The new patriarch convoked a synod, and crowds of monks flocked to Constantinople from all parts to encourage the good work, and marched through the streets of Constantinople under their sacred ensigns. Theodora surprised the bishops and abbots, as they sat in conclave, by demanding that they should issue a guarantee that her husband was absolved from his sins. It was a dangerous precedent, and they protested that they had no power to give such an assurance. Theodora then explained that she had presented a sacred image to Theophilus in his last hour, and that he had embraced it fervently. Modern historians are ungallant enough to disbelieve her story, and no doubt there were many at the time who distrusted Theodora’s casuistic ability, but when she proceeded to hint that image-worship would not be restored unless they satisfied her, they decreed that the sins of Theophilus had been undone by repentance. At the conclusion of the synod Theodora entertained the holy men in her Carian palace, or palace built entirely of the famous Carian marble, at Blachernæ. Near the end of the banquet, when the cakes and sweets were being served, her eye fell on the grim, disfigured face of the religious poet Theophanes. He had come from Palestine to Constantinople, during her husband’s reign, to fight for the images, and Theophilus had sent him into exile with no less than twelve lines of bad verse tattooed on his face, announcing that he was a “wretched vessel of superstition.” Theophanes marked the tearful gaze of the Empress, and impetuously cried that he would not forget to ask the judgment of God on Theophilus for the outrage. “Is this the way you keep your promise?” she exclaimed excitedly; and the bishops had to intervene and appease her and the martyr.

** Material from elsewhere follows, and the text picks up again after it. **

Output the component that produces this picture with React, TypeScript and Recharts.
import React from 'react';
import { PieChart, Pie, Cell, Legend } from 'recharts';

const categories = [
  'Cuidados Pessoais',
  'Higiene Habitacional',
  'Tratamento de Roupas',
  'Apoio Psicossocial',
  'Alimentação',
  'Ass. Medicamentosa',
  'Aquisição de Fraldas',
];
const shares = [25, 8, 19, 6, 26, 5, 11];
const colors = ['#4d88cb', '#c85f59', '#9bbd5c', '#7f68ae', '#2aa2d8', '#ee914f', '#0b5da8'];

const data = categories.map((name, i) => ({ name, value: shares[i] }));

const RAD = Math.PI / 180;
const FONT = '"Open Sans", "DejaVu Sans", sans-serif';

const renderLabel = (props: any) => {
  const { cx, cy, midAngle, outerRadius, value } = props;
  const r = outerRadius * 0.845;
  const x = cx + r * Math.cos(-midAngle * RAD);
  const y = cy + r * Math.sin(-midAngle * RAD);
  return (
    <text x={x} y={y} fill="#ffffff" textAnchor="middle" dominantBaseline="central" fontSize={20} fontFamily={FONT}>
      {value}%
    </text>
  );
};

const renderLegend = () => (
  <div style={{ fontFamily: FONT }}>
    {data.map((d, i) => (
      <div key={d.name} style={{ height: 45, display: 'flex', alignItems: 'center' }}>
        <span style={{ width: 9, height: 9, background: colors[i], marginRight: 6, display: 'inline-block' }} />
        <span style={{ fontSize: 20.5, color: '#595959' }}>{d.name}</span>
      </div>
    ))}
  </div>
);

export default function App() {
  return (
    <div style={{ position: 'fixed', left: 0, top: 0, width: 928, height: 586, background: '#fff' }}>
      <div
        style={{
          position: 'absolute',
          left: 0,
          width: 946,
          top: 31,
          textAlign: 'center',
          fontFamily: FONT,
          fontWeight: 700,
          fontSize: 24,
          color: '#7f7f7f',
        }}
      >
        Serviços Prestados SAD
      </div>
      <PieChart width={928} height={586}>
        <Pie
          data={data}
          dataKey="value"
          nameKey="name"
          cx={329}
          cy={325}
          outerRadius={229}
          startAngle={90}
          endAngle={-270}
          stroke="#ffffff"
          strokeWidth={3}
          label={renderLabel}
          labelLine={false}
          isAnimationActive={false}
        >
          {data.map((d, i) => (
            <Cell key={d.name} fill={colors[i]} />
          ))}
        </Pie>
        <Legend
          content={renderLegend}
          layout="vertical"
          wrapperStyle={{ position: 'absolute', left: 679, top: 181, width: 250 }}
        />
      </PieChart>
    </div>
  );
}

This restoration of image-worship seems to be the one virtue which ensured for Theodora a place in the Greek canon of the saints (on 11th February). That she led a chaste life we need not doubt for a moment. The rumour of amorous relations with Theoclistus is foolish gossip, and a man named Gebo, who afterwards claimed to be her natural son, was either an impostor or a lunatic. But the shallowness of her piety and weakness of her moral character are too plainly revealed in the debauching of her son by her own brother, into whose care she gave the young Emperor. The historian Finlay observes that “in the series of Byzantine Emperors from Leo III. to Michael III., only two proved utterly unfit for the duties of their station, and both appear to have been corrupted by the education they received from their mothers.” When we reflect on the strange types of men whom the disordered life of the Empire brought to the throne, this is a terrible impeachment of Irene and Theodora; and it is a just impeachment. No man was less fit than her brother Bardas to train a youth, and the only conceivable palliation of Theodora’s guilt is that she wished to retain power in the interest of the Church. How even that hope was mocked, and the rule of her son ended in debauchery and murder in her own house, we have next to consider.

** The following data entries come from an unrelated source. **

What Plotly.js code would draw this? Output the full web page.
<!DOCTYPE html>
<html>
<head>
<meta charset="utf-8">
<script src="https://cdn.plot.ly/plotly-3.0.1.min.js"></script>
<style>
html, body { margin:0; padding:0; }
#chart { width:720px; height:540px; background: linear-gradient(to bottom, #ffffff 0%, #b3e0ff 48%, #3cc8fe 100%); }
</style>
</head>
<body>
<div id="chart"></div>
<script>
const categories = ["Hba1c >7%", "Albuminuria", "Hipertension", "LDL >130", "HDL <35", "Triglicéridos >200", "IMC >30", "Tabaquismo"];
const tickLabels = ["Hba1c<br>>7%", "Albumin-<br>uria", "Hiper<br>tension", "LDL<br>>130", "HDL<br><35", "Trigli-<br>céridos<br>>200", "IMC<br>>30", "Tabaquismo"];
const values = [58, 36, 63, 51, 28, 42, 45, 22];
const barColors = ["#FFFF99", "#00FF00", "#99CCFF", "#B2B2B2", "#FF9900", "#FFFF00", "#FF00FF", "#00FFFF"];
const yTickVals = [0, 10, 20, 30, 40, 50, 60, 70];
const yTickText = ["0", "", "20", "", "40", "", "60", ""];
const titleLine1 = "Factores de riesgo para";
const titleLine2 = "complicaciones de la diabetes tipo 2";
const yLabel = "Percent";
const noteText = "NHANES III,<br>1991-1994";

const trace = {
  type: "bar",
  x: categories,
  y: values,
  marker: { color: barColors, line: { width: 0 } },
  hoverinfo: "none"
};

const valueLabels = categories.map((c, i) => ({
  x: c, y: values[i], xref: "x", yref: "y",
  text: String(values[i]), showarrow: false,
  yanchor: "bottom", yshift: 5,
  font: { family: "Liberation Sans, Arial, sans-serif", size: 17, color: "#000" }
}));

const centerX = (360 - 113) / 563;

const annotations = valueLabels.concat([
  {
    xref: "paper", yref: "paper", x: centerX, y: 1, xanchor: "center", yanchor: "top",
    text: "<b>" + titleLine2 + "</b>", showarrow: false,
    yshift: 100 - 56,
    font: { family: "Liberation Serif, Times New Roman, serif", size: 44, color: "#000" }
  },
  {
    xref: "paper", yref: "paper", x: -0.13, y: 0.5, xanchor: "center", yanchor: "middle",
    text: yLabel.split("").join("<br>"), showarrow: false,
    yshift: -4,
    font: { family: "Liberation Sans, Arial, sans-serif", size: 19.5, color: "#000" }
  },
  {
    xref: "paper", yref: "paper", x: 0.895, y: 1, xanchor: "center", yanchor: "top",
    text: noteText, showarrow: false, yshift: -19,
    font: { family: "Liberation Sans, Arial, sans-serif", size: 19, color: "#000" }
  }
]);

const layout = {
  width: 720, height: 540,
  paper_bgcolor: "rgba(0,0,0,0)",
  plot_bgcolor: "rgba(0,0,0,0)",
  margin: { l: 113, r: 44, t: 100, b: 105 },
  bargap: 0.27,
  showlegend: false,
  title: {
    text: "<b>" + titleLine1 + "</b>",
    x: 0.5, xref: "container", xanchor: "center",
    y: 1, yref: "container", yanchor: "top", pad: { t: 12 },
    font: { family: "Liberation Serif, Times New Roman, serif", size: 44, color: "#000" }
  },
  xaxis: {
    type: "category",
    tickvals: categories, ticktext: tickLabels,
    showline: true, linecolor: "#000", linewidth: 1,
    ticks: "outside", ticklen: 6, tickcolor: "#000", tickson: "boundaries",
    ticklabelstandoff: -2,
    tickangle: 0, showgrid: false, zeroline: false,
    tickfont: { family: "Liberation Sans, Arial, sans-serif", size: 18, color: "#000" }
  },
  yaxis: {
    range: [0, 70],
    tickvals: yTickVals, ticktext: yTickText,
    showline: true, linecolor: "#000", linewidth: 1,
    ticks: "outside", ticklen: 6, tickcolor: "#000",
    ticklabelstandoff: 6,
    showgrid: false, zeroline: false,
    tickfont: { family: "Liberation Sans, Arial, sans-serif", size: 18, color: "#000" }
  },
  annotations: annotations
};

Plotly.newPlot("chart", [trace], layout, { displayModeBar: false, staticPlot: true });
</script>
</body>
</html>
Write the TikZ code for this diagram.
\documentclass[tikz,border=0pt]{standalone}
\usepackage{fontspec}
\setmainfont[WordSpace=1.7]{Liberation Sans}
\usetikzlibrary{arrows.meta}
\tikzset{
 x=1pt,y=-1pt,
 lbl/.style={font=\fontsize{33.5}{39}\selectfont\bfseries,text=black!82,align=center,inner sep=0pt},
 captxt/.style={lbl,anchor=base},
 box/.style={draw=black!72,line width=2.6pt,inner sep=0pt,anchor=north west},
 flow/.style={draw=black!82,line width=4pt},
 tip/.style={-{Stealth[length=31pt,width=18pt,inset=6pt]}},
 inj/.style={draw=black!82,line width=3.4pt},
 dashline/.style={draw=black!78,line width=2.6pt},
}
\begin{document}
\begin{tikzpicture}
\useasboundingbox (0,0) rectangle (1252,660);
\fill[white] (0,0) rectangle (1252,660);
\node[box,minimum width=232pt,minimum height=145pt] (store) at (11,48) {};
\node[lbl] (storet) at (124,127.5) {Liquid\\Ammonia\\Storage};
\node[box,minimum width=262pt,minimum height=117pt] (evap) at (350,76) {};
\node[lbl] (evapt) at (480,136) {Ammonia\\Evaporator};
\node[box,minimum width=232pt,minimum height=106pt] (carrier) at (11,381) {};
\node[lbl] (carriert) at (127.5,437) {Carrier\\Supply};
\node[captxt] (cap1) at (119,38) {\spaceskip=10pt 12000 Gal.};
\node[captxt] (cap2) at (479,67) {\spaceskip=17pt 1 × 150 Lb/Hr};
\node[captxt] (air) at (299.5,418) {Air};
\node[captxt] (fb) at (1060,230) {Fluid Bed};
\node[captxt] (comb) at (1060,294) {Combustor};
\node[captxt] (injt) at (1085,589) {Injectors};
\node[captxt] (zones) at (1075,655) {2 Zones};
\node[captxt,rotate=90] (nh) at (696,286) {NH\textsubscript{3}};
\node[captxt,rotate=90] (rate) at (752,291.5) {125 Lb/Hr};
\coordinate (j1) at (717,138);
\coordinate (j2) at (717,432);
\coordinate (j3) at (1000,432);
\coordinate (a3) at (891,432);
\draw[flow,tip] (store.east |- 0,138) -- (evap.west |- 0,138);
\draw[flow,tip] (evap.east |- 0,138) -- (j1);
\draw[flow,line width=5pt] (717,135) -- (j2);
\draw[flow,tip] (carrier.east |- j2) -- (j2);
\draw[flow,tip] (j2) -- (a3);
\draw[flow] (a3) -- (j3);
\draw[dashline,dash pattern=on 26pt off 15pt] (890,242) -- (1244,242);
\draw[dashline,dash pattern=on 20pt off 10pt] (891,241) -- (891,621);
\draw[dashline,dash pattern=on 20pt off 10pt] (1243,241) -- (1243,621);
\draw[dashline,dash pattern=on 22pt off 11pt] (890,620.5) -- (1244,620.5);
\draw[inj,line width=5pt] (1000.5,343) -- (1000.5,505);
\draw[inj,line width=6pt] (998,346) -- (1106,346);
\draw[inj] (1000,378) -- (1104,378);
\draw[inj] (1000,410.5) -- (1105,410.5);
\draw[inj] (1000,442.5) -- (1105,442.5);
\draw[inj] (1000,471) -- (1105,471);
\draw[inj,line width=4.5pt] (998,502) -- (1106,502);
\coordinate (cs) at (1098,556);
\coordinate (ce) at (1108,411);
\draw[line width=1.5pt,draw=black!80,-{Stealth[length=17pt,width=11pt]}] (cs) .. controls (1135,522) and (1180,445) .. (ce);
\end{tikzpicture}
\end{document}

For some ten years the Empire enjoyed comparative peace and prosperity. The Bulgarians, learning that a woman and a child ruled the Empire, made inflated demands, but Theodora met them with admirable firmness, and averted war. Her only grave blunder was the ruthless persecution of heresy. She sent officers to convert the masses of Paulicians in the eastern provinces, and, whether with her consent or no, they perpetrated horrible butcheries in the name of religion and engendered a civil war. Then, as Michael approached his sixteenth year, a series of terrible internal troubles and disorders set in.

Gladly following the example of his tutor Bardas, the young Emperor fell in love with the beautiful daughter of a high official of the Court named Inger. Eudocia Ingerina is described by one of the writers of the Court of Constantine VII.—her grandson—as “one of the most beautiful and most modest women of her time.” The course of this narrative will show that she was, as most of the chroniclers say, one of the most dissolute women of the time, second only to Theodora’s daughter Thecla. Whether she betrayed her laxity even at this early age, or whether Theodora merely dreaded an alliance of her son with a distinguished officer, we cannot confidently say. The chroniclers suggest that she was already the lover of Michael, and that Theodora and Theoclistus interfered. They compelled Michael to marry another Eudocia, daughter of the patrician Decapolita. We do not know the fate of this lady and may trust that she did not live to see the more sordid phases of her husband’s life. It seems that very shortly after the marriage he resumed his relations with the daughter of Inger.

Bardas now began to force his ambition more openly and get rid of the members of the Council of Regency. He first, by means of Theoclistus, drove his uncle Manuel into private life, and then turned upon Theoclistus, who ventured to remonstrate with him about his notorious liaison with his own daughter-in-law. Fearing for his life Theoclistus built a house close to the palace, communicating with it by an iron door, which was carefully guarded, and continued to administer the Empire in conjunction with Theodora. There is some indication that Theodora’s three sisters—Sophia, Maria and Irene—also had some share in the administration. Bardas pointed out to his pupil that he was improperly excluded by them, and suggested that Theodora intended to marry Theoclistus and have Michael’s eyes put out. When, therefore, Theoclistus next went to read his report to Theodora, he was intercepted by a group of the servants of Bardas, who, in the name of the Emperor, demanded his papers. A scuffle took place, and Theoclistus was imprisoned, and presently murdered in his cell. One of the chroniclers would have us believe that one of Theodora’s daughters actually witnessed the murder on behalf of her brother.

Theodora was beside herself when the news reached her that her favourite minister had been murdered. She is described as roaming about the palace with dishevelled hair, weeping and upbraiding her son and brother. The natural result was that they decided to remove her, and she saw that her rule had come to an end. She summoned the Senators and laid before them a financial statement of the affairs of the Empire. She had so well husbanded the funds left by Theophilus that a store of gold and silver amounting to many million pounds of our coinage, besides chests of jewels and other treasure, were at the disposal of the State. “I tell you this,” she shrewdly added, “in order that you may not readily believe my son the Emperor if, when I have quitted the palace, he tells you that I left it empty.” She saluted the Senators, laid down her power, and quitted the imperial palace. But Michael and Bardas were not content. As Theodora and her daughters went to the palace at Blachernæ they were arrested by her elder brother Petronas, shorn of their hair, and confined, in the dress of nuns, in the Carian palace at Blachernæ. They continued, however, to regard the proceedings at Court with close interest, and were transferred to the palace-monastery of Gastria across the water.